▼

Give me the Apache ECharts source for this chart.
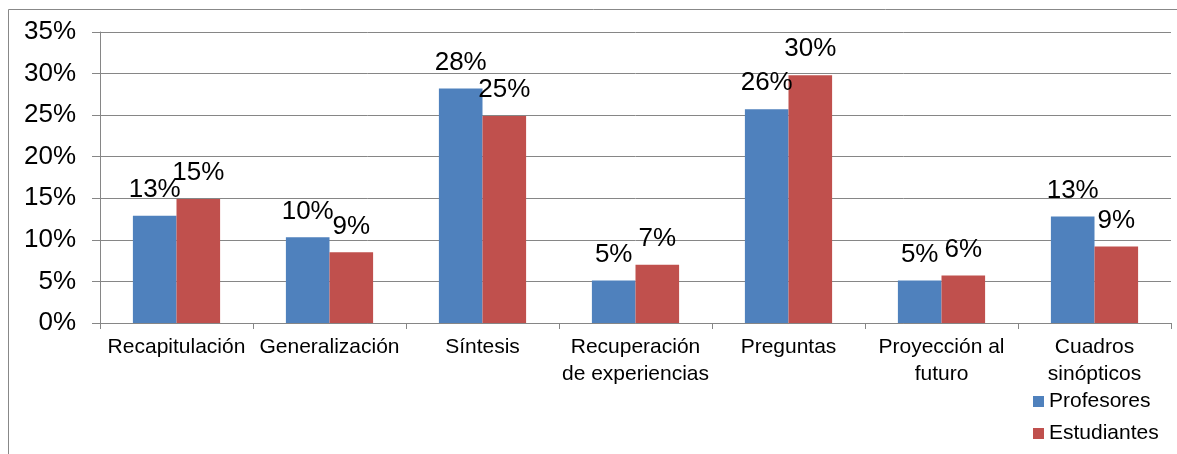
<!DOCTYPE html>
<html>
<head>
<meta charset="utf-8">
<script src="https://cdn.jsdelivr.net/npm/echarts@6/dist/echarts.min.js"></script>
<style>
html,body{margin:0;padding:0;background:#fff;}
#chart{width:1177px;height:454px;}
</style>
</head>
<body>
<div id="chart"></div>
<script>
const categories = ['Recapitulación', 'Generalización', 'Síntesis', 'Recuperación\nde experiencias', 'Preguntas', 'Proyección al\nfuturo', 'Cuadros\nsinópticos'];
const seriesNames = ['Profesores', 'Estudiantes'];
const profesores = [12.9, 10.3, 28.2, 5.1, 25.7, 5.1, 12.8];
const estudiantes = [14.9, 8.5, 24.9, 7.0, 29.8, 5.7, 9.2];
const yMin = 0, yMax = 35, yStep = 5;

const FONT = "'Liberation Sans', Arial, sans-serif";
const chart = echarts.init(document.getElementById('chart'), null, {renderer: 'canvas'});
const labelCfg = {
  show: true, position: 'top', distance: 13,
  fontFamily: FONT, fontSize: 26, lineHeight: 26, color: '#000',
  formatter: p => Math.round(p.value) + '%'
};
chart.setOption({
  animation: false,
  backgroundColor: '#fff',
  textStyle: {fontFamily: FONT},
  graphic: [{
    type: 'rect', left: 6, top: 7, z: -10, silent: true,
    shape: {width: 1300, height: 600},
    style: {fill: 'none', stroke: '#888', lineWidth: 1}
  }],
  grid: {left: 100, right: 6, top: 32, bottom: 131, containLabel: false},
  legend: {
    orient: 'vertical', left: 1033, top: 391, padding: 0,
    itemWidth: 11, itemHeight: 11, itemGap: 11, itemTextGap: 5,
    icon: 'rect',
    textStyle: {fontFamily: FONT, fontSize: 21, lineHeight: 21, color: '#000'},
    data: seriesNames
  },
  xAxis: {
    type: 'category', data: categories, boundaryGap: true,
    axisLine: {lineStyle: {color: '#868686', width: 1}},
    axisTick: {show: true, alignWithLabel: false, length: 6, lineStyle: {color: '#868686'}},
    axisLabel: {interval: 0, margin: 11, fontFamily: FONT, fontSize: 21, lineHeight: 27, color: '#000'},
    splitLine: {show: false}
  },
  yAxis: {
    type: 'value', min: yMin, max: yMax, interval: yStep,
    axisLine: {show: true, lineStyle: {color: '#868686', width: 1}},
    axisTick: {show: true, length: 8, lineStyle: {color: '#868686'}},
    axisLabel: {margin: 24, fontFamily: FONT, fontSize: 26, color: '#000', formatter: '{value}%'},
    splitLine: {show: true, lineStyle: {color: '#868686', width: 1}}
  },
  series: [
    {name: seriesNames[0], type: 'bar', data: profesores, barGap: '0%', barCategoryGap: '43%',
     itemStyle: {color: '#4F81BD'}, label: labelCfg},
    {name: seriesNames[1], type: 'bar', data: estudiantes, barGap: '0%', barCategoryGap: '43%',
     itemStyle: {color: '#C0504D'}, label: labelCfg}
  ]
});
</script>
</body>
</html>
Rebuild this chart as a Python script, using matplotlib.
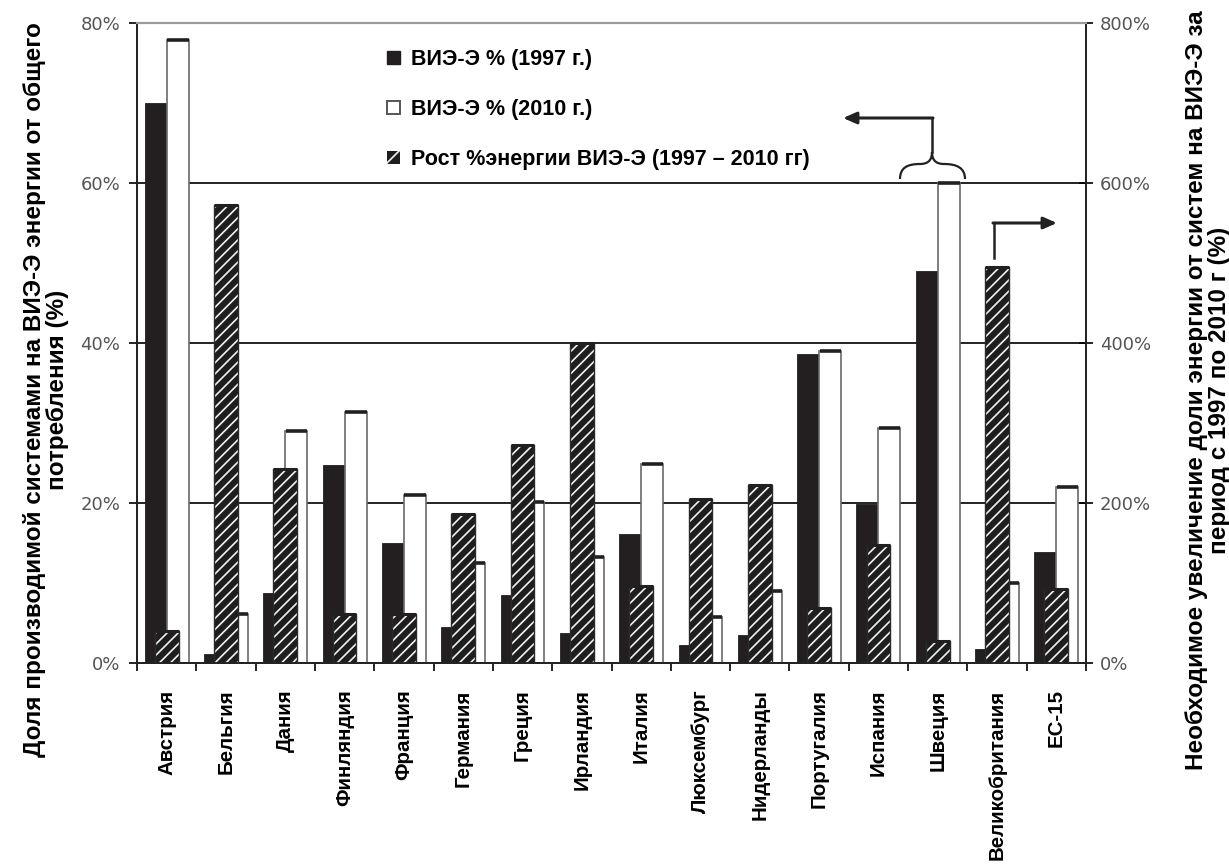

▲

* [Stated exercise] Omit the pictures. Transcribe every record exactly.

* [Written answer]
Give me the Apache ECharts source for this chart.
<!DOCTYPE html>
<html>
<head>
<meta charset="utf-8">
<script src="https://cdn.jsdelivr.net/npm/echarts@6/dist/echarts.min.js"></script>
<style>
html,body{margin:0;padding:0;background:#fff;}
#chart{width:1177px;height:454px;}
</style>
</head>
<body>
<div id="chart"></div>
<script>
const categories = ['Recapitulación', 'Generalización', 'Síntesis', 'Recuperación\nde experiencias', 'Preguntas', 'Proyección al\nfuturo', 'Cuadros\nsinópticos'];
const seriesNames = ['Profesores', 'Estudiantes'];
const profesores = [12.9, 10.3, 28.2, 5.1, 25.7, 5.1, 12.8];
const estudiantes = [14.9, 8.5, 24.9, 7.0, 29.8, 5.7, 9.2];
const yMin = 0, yMax = 35, yStep = 5;

const FONT = "'Liberation Sans', Arial, sans-serif";
const chart = echarts.init(document.getElementById('chart'), null, {renderer: 'canvas'});
const labelCfg = {
  show: true, position: 'top', distance: 13,
  fontFamily: FONT, fontSize: 26, lineHeight: 26, color: '#000',
  formatter: p => Math.round(p.value) + '%'
};
chart.setOption({
  animation: false,
  backgroundColor: '#fff',
  textStyle: {fontFamily: FONT},
  graphic: [{
    type: 'rect', left: 6, top: 7, z: -10, silent: true,
    shape: {width: 1300, height: 600},
    style: {fill: 'none', stroke: '#888', lineWidth: 1}
  }],
  grid: {left: 100, right: 6, top: 32, bottom: 131, containLabel: false},
  legend: {
    orient: 'vertical', left: 1033, top: 391, padding: 0,
    itemWidth: 11, itemHeight: 11, itemGap: 11, itemTextGap: 5,
    icon: 'rect',
    textStyle: {fontFamily: FONT, fontSize: 21, lineHeight: 21, color: '#000'},
    data: seriesNames
  },
  xAxis: {
    type: 'category', data: categories, boundaryGap: true,
    axisLine: {lineStyle: {color: '#868686', width: 1}},
    axisTick: {show: true, alignWithLabel: false, length: 6, lineStyle: {color: '#868686'}},
    axisLabel: {interval: 0, margin: 11, fontFamily: FONT, fontSize: 21, lineHeight: 27, color: '#000'},
    splitLine: {show: false}
  },
  yAxis: {
    type: 'value', min: yMin, max: yMax, interval: yStep,
    axisLine: {show: true, lineStyle: {color: '#868686', width: 1}},
    axisTick: {show: true, length: 8, lineStyle: {color: '#868686'}},
    axisLabel: {margin: 24, fontFamily: FONT, fontSize: 26, color: '#000', formatter: '{value}%'},
    splitLine: {show: true, lineStyle: {color: '#868686', width: 1}}
  },
  series: [
    {name: seriesNames[0], type: 'bar', data: profesores, barGap: '0%', barCategoryGap: '43%',
     itemStyle: {color: '#4F81BD'}, label: labelCfg},
    {name: seriesNames[1], type: 'bar', data: estudiantes, barGap: '0%', barCategoryGap: '43%',
     itemStyle: {color: '#C0504D'}, label: labelCfg}
  ]
});
</script>
</body>
</html>
Rebuild this chart as a Python script, using matplotlib.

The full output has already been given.